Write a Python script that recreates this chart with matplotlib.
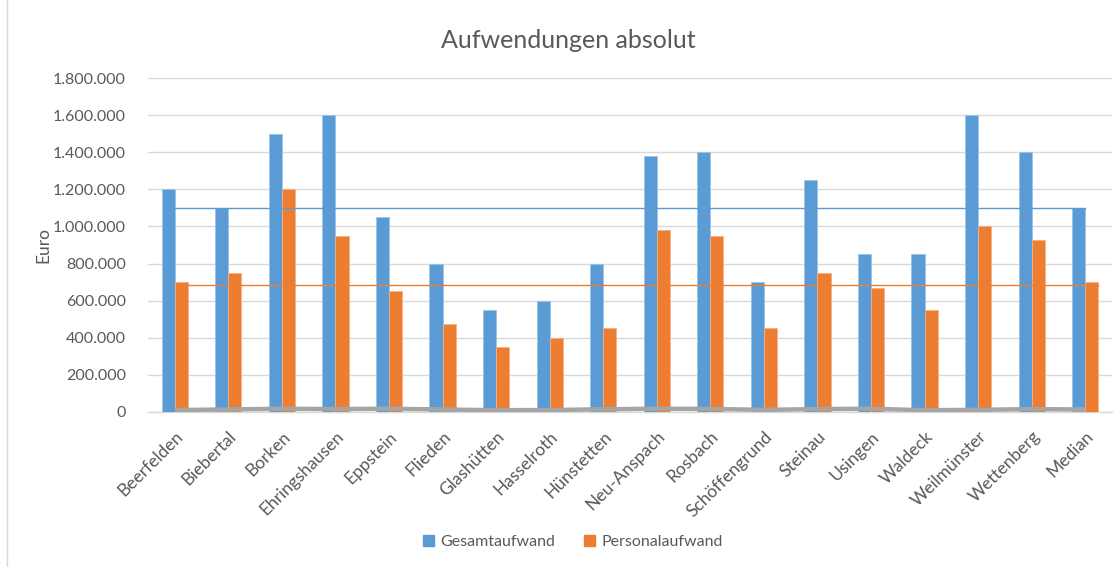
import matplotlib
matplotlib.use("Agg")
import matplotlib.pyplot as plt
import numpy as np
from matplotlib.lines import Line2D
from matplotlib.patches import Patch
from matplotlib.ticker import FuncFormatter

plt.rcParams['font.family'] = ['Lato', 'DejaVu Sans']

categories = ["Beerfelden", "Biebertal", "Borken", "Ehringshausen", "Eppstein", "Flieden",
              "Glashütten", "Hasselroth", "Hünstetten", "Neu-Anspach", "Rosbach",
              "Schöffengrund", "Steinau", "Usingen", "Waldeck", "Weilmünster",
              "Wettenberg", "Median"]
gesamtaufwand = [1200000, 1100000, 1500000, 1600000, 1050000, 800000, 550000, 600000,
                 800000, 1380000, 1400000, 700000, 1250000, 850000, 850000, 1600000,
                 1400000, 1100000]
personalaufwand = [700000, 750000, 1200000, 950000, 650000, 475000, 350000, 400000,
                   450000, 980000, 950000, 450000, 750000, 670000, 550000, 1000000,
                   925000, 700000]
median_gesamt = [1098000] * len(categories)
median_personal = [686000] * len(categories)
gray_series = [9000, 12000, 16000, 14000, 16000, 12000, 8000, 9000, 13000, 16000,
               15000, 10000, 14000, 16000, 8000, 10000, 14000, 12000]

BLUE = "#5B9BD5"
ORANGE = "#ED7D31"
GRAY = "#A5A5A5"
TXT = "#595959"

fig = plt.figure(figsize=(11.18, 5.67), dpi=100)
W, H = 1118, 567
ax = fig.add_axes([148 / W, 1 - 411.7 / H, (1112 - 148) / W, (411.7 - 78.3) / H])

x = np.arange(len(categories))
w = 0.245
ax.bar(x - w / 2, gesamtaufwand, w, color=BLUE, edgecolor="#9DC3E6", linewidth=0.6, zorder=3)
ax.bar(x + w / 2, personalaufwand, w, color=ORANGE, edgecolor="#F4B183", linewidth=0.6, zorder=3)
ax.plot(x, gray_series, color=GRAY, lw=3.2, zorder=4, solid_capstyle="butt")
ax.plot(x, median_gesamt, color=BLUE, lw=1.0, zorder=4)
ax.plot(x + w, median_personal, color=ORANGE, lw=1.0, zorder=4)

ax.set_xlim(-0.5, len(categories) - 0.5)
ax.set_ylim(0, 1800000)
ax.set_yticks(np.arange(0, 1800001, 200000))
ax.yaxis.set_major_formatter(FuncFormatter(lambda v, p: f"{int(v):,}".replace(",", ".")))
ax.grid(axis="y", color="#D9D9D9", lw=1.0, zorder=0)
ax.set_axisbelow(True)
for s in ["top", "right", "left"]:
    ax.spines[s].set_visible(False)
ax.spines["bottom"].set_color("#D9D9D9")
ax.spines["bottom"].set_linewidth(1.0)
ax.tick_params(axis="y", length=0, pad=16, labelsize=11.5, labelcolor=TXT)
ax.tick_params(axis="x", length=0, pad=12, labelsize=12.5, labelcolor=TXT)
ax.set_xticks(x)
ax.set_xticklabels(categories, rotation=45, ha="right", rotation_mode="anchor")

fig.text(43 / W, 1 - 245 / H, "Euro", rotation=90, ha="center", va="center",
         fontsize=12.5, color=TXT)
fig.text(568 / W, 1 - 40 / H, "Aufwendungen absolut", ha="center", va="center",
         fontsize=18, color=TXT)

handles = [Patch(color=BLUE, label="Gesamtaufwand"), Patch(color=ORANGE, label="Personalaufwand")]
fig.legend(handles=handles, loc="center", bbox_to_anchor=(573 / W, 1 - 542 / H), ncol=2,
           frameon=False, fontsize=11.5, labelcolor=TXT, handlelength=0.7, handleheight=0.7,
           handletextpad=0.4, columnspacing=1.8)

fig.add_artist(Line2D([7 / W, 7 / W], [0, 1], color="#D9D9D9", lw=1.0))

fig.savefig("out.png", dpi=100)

_Problem statement:_ Without the pictures, return the listing above from its first line through the line that has "plt.rcParams['font.family'] = ['Lato', 'DejaVu".

_Task answer:_
Write a Python script that recreates this chart with matplotlib.
import matplotlib
matplotlib.use("Agg")
import matplotlib.pyplot as plt
import numpy as np
from matplotlib.lines import Line2D
from matplotlib.patches import Patch
from matplotlib.ticker import FuncFormatter

plt.rcParams['font.family'] = ['Lato', 'DejaVu Sans']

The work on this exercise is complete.